Data entries
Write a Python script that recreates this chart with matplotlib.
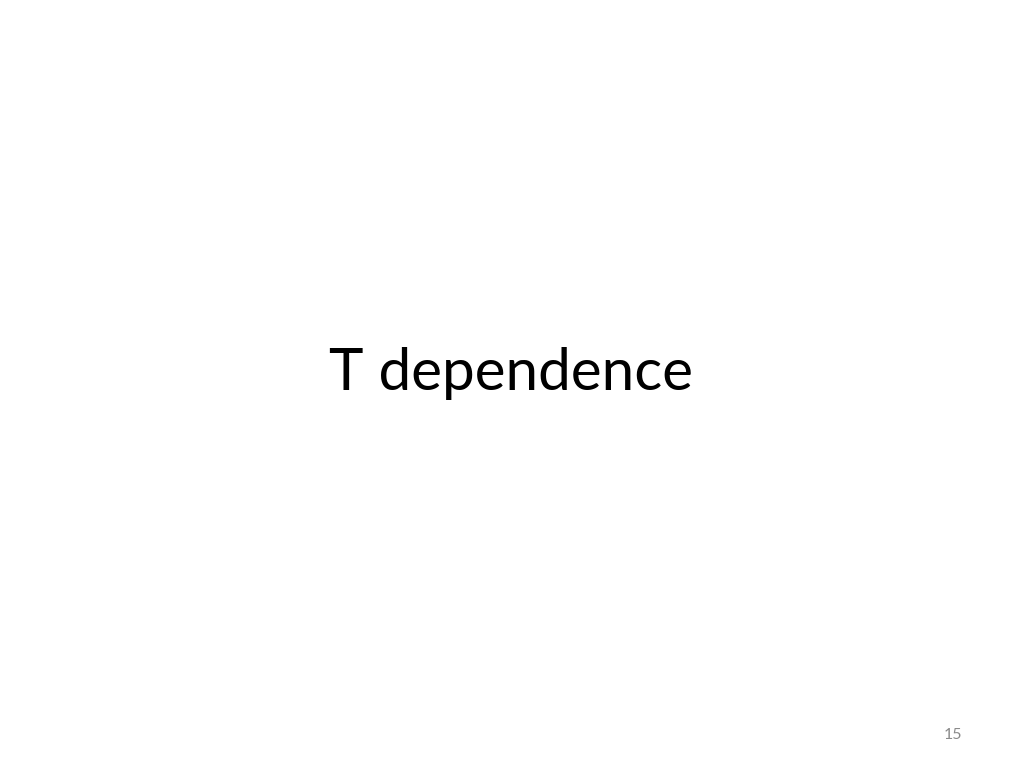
import matplotlib
matplotlib.use("Agg")
import matplotlib.pyplot as plt

title_text = "T dependence"
page_number = "15"

fig = plt.figure(figsize=(10.24, 7.68), dpi=100)
fig.patch.set_facecolor("white")

fig.text(511/1024, 1 - 390/768, title_text, ha="center", va="baseline",
         fontsize=42, family="Lato", color="black")
fig.text(953/1024, 1 - 739/768, page_number, ha="center", va="baseline",
         fontsize=11.5, family="Lato", color="#8a8a8a")

fig.savefig("out.png", dpi=100, facecolor="white")
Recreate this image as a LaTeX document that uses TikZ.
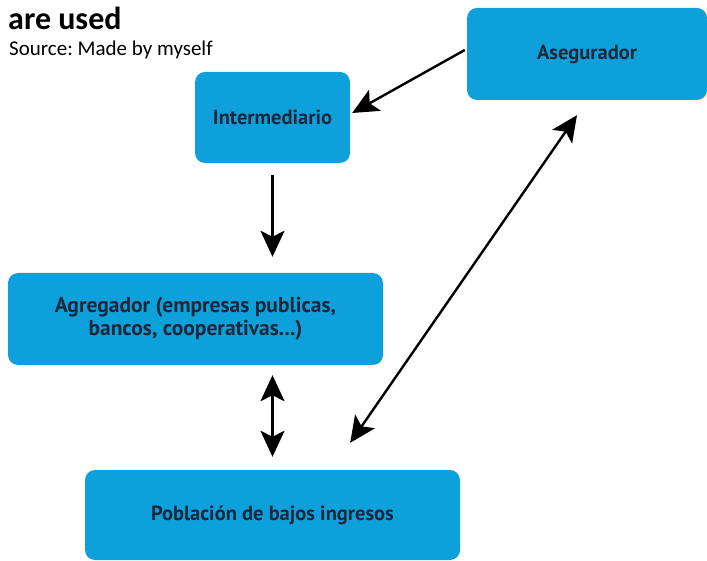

## Your goal
Write the entries above out again exactly, but not the pictures.

## Response for this exercise
Write a Python script that recreates this chart with matplotlib.
import matplotlib
matplotlib.use("Agg")
import matplotlib.pyplot as plt

title_text = "T dependence"
page_number = "15"

fig = plt.figure(figsize=(10.24, 7.68), dpi=100)
fig.patch.set_facecolor("white")

fig.text(511/1024, 1 - 390/768, title_text, ha="center", va="baseline",
         fontsize=42, family="Lato", color="black")
fig.text(953/1024, 1 - 739/768, page_number, ha="center", va="baseline",
         fontsize=11.5, family="Lato", color="#8a8a8a")

fig.savefig("out.png", dpi=100, facecolor="white")
Recreate this image as a LaTeX document that uses TikZ.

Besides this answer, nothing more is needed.